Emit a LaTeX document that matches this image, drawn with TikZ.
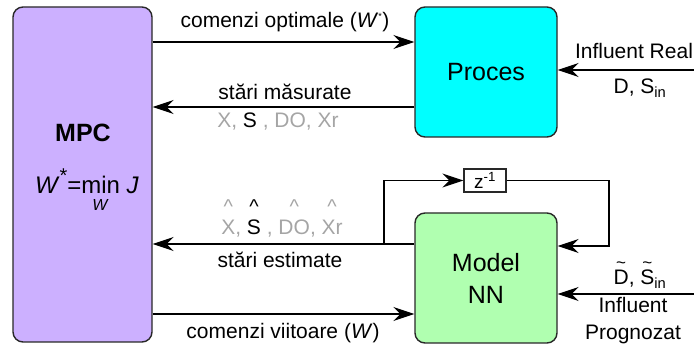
\documentclass[tikz,border=0pt]{standalone}
\usepackage{fontspec}
\setmainfont{Liberation Sans}
\usetikzlibrary{arrows.meta,calc}

\definecolor{mpcfill}{RGB}{204,176,255}
\definecolor{procfill}{RGB}{0,255,255}
\definecolor{nnfill}{RGB}{176,255,176}
\definecolor{boxline}{RGB}{40,40,40}
\definecolor{softgray}{RGB}{165,165,165}

% small caret / tilde placed above a piece of text
\newcommand\caretabove[1]{\ooalign{#1\cr\hidewidth\raisebox{1.02em}{\fontsize{20}{20}\selectfont\textasciicircum}\hidewidth\cr}}
\newcommand\tildeabove[1]{\ooalign{#1\cr\hidewidth\raisebox{0.8em}{\fontsize{17}{17}\selectfont\textasciitilde}\hidewidth\cr}}

\tikzset{
  blockbox/.style={draw=boxline, line width=1.4pt, rounded corners=10pt,
    inner sep=0pt, font=\fontsize{25}{32}\selectfont, align=center},
  flow/.style={line width=1.3pt, -{Stealth[length=21pt,width=14pt,inset=7pt]}},
  wire/.style={line width=1.3pt},
  lbl/.style={font=\fontsize{21}{26}\selectfont, inner sep=0pt, align=center},
}

\begin{document}
\begin{tikzpicture}[x=1pt,y=-1pt]
  \useasboundingbox (0,0) rectangle (694,344);

  % blocks
  \node[blockbox, fill=mpcfill, minimum width=139pt, minimum height=335pt] (mpc) at (82.5,174.5) {};
  \node[blockbox, fill=procfill, minimum width=142pt, minimum height=130pt] (proc) at (486,72) {Proces};
  \node[blockbox, fill=nnfill, minimum width=142pt, minimum height=130pt] (nn) at (486,278) {Model\\NN};
  \node[draw=boxline, line width=1.2pt, minimum width=42pt, minimum height=23pt, inner sep=0pt,
        font=\fontsize{19}{22}\selectfont] (zdel) at (485,180.5) {z\textsuperscript{-1}};

  % text inside the MPC block
  \node[font=\fontsize{25}{30}\selectfont\bfseries, inner sep=0pt] (mpcname) at (83,133) {MPC};
  \node[font=\fontsize{24}{28}\selectfont, inner sep=0pt] (mpclaw) at (87,181)
    {\textit{W}\raisebox{0.45em}{\fontsize{20}{20}\selectfont *}=min \textit{J}};
  \node[font=\fontsize{16}{18}\selectfont\itshape, inner sep=0pt] (mpcsub) at (100,205) {W};

  % helper coordinates
  \coordinate (yopt) at (0,42);
  \coordinate (ymeas) at (0,107);
  \coordinate (est) at (384,244);
  \coordinate (yfut) at (0,314);
  \coordinate (inreal) at (694,70);
  \coordinate (inprog) at (694,294);
  \coordinate (fbright) at (609,180.5);
  \coordinate (fbin) at (609,246);

  % signal paths
  \draw[flow] (mpc.east |- yopt) -- (proc.west |- yopt);
  \draw[flow] (proc.west |- ymeas) -- (mpc.east |- ymeas);
  \draw[flow] (inreal) -- (proc.east |- inreal);
  \draw[flow] (nn.west |- est) -- (mpc.east |- est);
  \draw[flow] (mpc.east |- yfut) -- (nn.west |- yfut);
  \draw[flow] (inprog) -- (nn.east |- inprog);
  \draw[flow] (est) |- (zdel.west);
  \draw[wire] (zdel.east) -- (fbright);
  \draw[flow] (fbright) |- (nn.east |- fbin);

  % path labels
  \node[lbl] (topt) at (285,22) {comenzi optimale (\textit{W}\textsuperscript{\fontsize{9}{9}\selectfont*})};
  \node[lbl] (tmeas) at (285,92) {stări măsurate};
  \node[lbl] (vmeas) at (278,122) {\color{softgray}X, \color{black}S\color{softgray}\ , DO, Xr};
  \node[lbl] (treal) at (634,51) {Influent Real};
  \node[lbl] (vreal) at (640,88) {D, S\textsubscript{in}};
  \node[lbl, anchor=base] (vest) at (282,235) {\color{softgray}\caretabove{X}, \color{black}\caretabove{S}\color{softgray}\ , \caretabove{DO}, \caretabove{Xr}};
  \node[lbl] (test) at (280,260) {stări estimate};
  \node[lbl] (tfut) at (283,333) {comenzi viitoare (\textit{W})};
  \node[lbl, anchor=base] (vprog) at (640,285) {\tildeabove{D}, \tildeabove{S}\textsubscript{in}};
  \node[lbl] (tprog) at (633,321) {Influent\\[1pt]Prognozat};
\end{tikzpicture}
\end{document}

## Problem to solve
Give every line back word for word and leave the pictures out.

## Exercise response
Emit a LaTeX document that matches this image, drawn with TikZ.
\documentclass[tikz,border=0pt]{standalone}
\usepackage{fontspec}
\setmainfont{Liberation Sans}
\usetikzlibrary{arrows.meta,calc}

\definecolor{mpcfill}{RGB}{204,176,255}
\definecolor{procfill}{RGB}{0,255,255}
\definecolor{nnfill}{RGB}{176,255,176}
\definecolor{boxline}{RGB}{40,40,40}
\definecolor{softgray}{RGB}{165,165,165}

% small caret / tilde placed above a piece of text
\newcommand\caretabove[1]{\ooalign{#1\cr\hidewidth\raisebox{1.02em}{\fontsize{20}{20}\selectfont\textasciicircum}\hidewidth\cr}}
\newcommand\tildeabove[1]{\ooalign{#1\cr\hidewidth\raisebox{0.8em}{\fontsize{17}{17}\selectfont\textasciitilde}\hidewidth\cr}}

\tikzset{
  blockbox/.style={draw=boxline, line width=1.4pt, rounded corners=10pt,
    inner sep=0pt, font=\fontsize{25}{32}\selectfont, align=center},
  flow/.style={line width=1.3pt, -{Stealth[length=21pt,width=14pt,inset=7pt]}},
  wire/.style={line width=1.3pt},
  lbl/.style={font=\fontsize{21}{26}\selectfont, inner sep=0pt, align=center},
}

\begin{document}
\begin{tikzpicture}[x=1pt,y=-1pt]
  \useasboundingbox (0,0) rectangle (694,344);

  % blocks
  \node[blockbox, fill=mpcfill, minimum width=139pt, minimum height=335pt] (mpc) at (82.5,174.5) {};
  \node[blockbox, fill=procfill, minimum width=142pt, minimum height=130pt] (proc) at (486,72) {Proces};
  \node[blockbox, fill=nnfill, minimum width=142pt, minimum height=130pt] (nn) at (486,278) {Model\\NN};
  \node[draw=boxline, line width=1.2pt, minimum width=42pt, minimum height=23pt, inner sep=0pt,
        font=\fontsize{19}{22}\selectfont] (zdel) at (485,180.5) {z\textsuperscript{-1}};

  % text inside the MPC block
  \node[font=\fontsize{25}{30}\selectfont\bfseries, inner sep=0pt] (mpcname) at (83,133) {MPC};
  \node[font=\fontsize{24}{28}\selectfont, inner sep=0pt] (mpclaw) at (87,181)
    {\textit{W}\raisebox{0.45em}{\fontsize{20}{20}\selectfont *}=min \textit{J}};
  \node[font=\fontsize{16}{18}\selectfont\itshape, inner sep=0pt] (mpcsub) at (100,205) {W};

  % helper coordinates
  \coordinate (yopt) at (0,42);
  \coordinate (ymeas) at (0,107);
  \coordinate (est) at (384,244);
  \coordinate (yfut) at (0,314);
  \coordinate (inreal) at (694,70);
  \coordinate (inprog) at (694,294);
  \coordinate (fbright) at (609,180.5);
  \coordinate (fbin) at (609,246);

  % signal paths
  \draw[flow] (mpc.east |- yopt) -- (proc.west |- yopt);
  \draw[flow] (proc.west |- ymeas) -- (mpc.east |- ymeas);
  \draw[flow] (inreal) -- (proc.east |- inreal);
  \draw[flow] (nn.west |- est) -- (mpc.east |- est);
  \draw[flow] (mpc.east |- yfut) -- (nn.west |- yfut);
  \draw[flow] (inprog) -- (nn.east |- inprog);
  \draw[flow] (est) |- (zdel.west);
  \draw[wire] (zdel.east) -- (fbright);
  \draw[flow] (fbright) |- (nn.east |- fbin);

  % path labels
  \node[lbl] (topt) at (285,22) {comenzi optimale (\textit{W}\textsuperscript{\fontsize{9}{9}\selectfont*})};
  \node[lbl] (tmeas) at (285,92) {stări măsurate};
  \node[lbl] (vmeas) at (278,122) {\color{softgray}X, \color{black}S\color{softgray}\ , DO, Xr};
  \node[lbl] (treal) at (634,51) {Influent Real};
  \node[lbl] (vreal) at (640,88) {D, S\textsubscript{in}};
  \node[lbl, anchor=base] (vest) at (282,235) {\color{softgray}\caretabove{X}, \color{black}\caretabove{S}\color{softgray}\ , \caretabove{DO}, \caretabove{Xr}};
  \node[lbl] (test) at (280,260) {stări estimate};
  \node[lbl] (tfut) at (283,333) {comenzi viitoare (\textit{W})};
  \node[lbl, anchor=base] (vprog) at (640,285) {\tildeabove{D}, \tildeabove{S}\textsubscript{in}};
  \node[lbl] (tprog) at (633,321) {Influent\\[1pt]Prognozat};
\end{tikzpicture}
\end{document}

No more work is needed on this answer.